*To be done:* In the material below, identify each line bearing the word "matplotlib". Reproduce those lines.

*Data listing:*
⁂

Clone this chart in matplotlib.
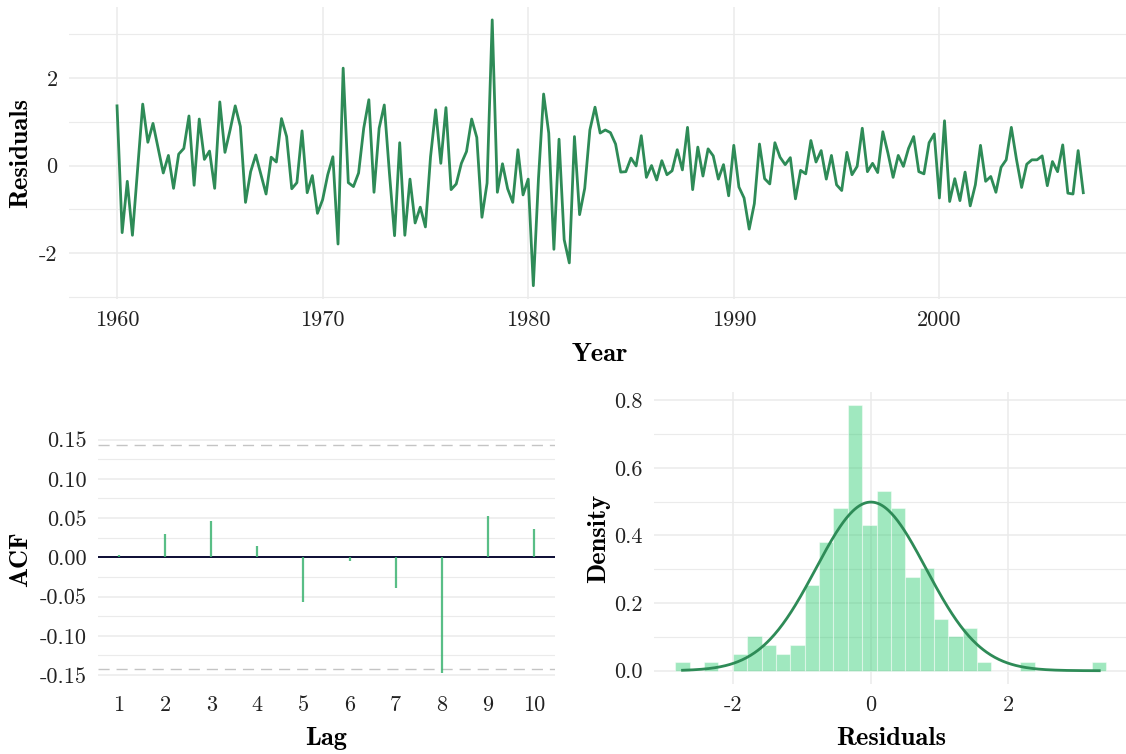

⁂

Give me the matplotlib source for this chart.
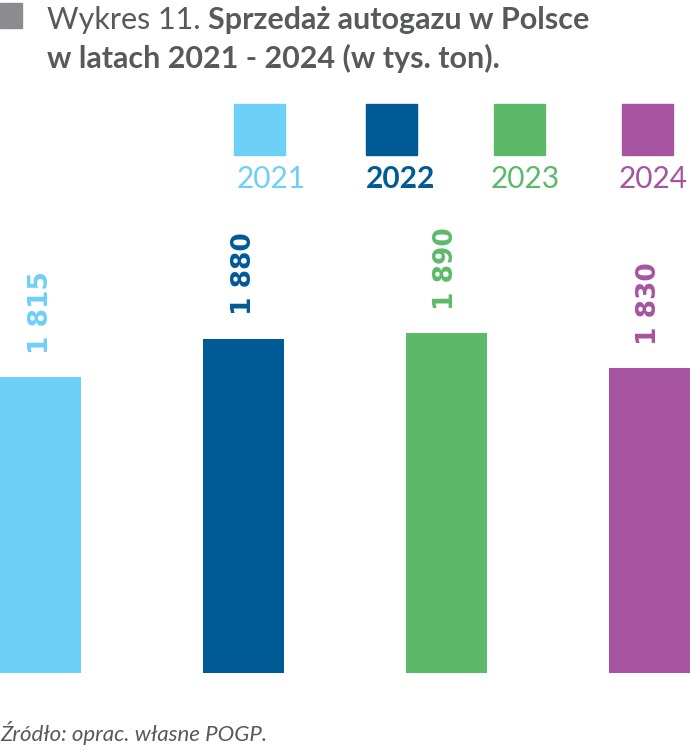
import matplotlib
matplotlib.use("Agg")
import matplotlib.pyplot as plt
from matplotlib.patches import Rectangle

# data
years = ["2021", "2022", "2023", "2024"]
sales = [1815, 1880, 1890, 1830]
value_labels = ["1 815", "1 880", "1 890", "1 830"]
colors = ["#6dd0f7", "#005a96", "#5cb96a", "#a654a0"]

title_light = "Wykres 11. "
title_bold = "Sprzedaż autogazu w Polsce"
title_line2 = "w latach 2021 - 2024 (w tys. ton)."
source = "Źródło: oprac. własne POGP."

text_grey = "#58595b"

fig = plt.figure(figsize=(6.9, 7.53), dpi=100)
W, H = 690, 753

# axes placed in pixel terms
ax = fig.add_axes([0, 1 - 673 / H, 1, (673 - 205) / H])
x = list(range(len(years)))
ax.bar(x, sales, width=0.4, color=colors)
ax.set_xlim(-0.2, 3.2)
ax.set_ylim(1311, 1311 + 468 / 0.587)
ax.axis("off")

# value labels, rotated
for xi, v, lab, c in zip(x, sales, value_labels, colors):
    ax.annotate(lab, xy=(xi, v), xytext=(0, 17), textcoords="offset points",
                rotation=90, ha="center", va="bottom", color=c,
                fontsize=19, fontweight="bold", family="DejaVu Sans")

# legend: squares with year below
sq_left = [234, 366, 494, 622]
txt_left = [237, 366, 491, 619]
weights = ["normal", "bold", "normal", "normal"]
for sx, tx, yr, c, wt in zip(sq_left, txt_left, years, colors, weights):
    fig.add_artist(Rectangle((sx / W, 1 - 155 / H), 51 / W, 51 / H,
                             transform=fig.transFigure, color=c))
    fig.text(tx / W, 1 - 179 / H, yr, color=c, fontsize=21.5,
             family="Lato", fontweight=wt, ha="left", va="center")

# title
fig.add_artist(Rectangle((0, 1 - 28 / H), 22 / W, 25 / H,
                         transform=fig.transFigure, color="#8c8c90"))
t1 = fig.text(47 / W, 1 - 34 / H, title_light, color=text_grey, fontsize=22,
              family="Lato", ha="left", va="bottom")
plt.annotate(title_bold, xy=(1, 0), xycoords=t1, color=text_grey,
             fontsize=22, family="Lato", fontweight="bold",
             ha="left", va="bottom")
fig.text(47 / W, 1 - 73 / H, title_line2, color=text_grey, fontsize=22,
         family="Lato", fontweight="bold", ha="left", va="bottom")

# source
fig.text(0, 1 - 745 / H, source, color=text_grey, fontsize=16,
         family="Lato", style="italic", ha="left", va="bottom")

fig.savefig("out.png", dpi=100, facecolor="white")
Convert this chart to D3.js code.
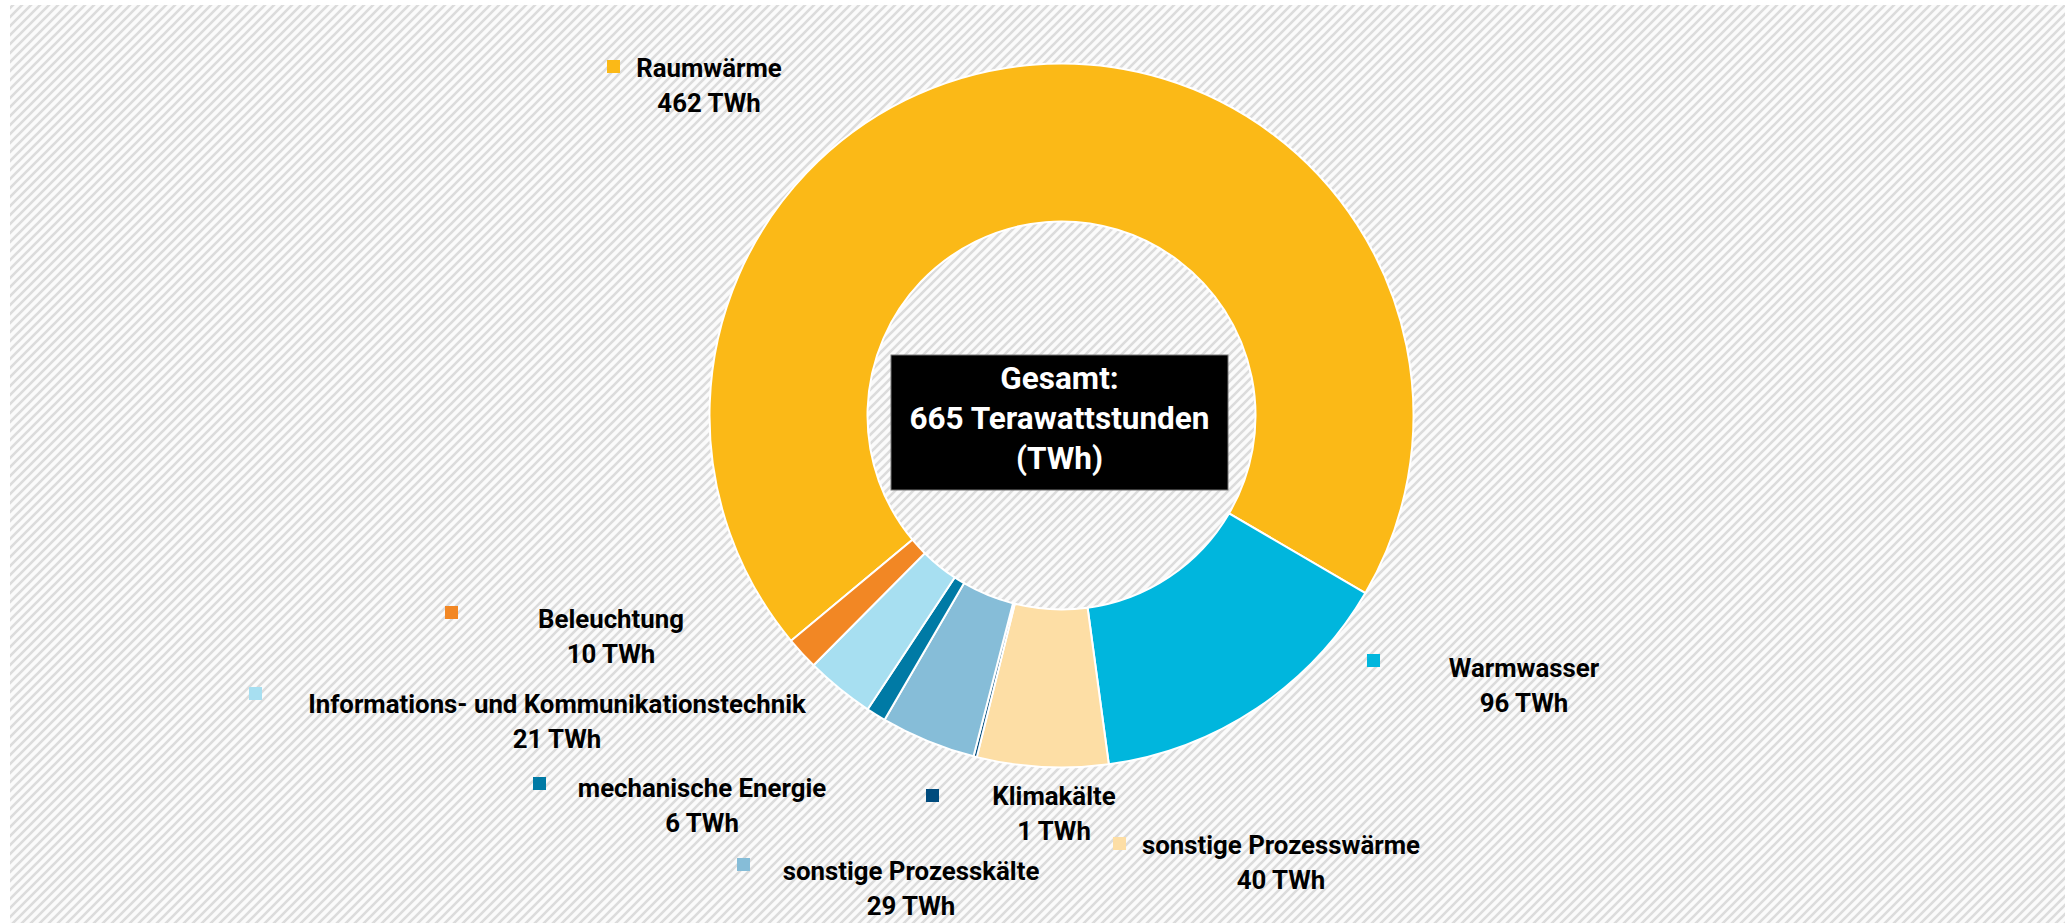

⁂

*Complete answer:*
Clone this chart in matplotlib.
Give me the matplotlib source for this chart.
import matplotlib
matplotlib.use("Agg")
import matplotlib.pyplot as plt
from matplotlib.patches import Rectangle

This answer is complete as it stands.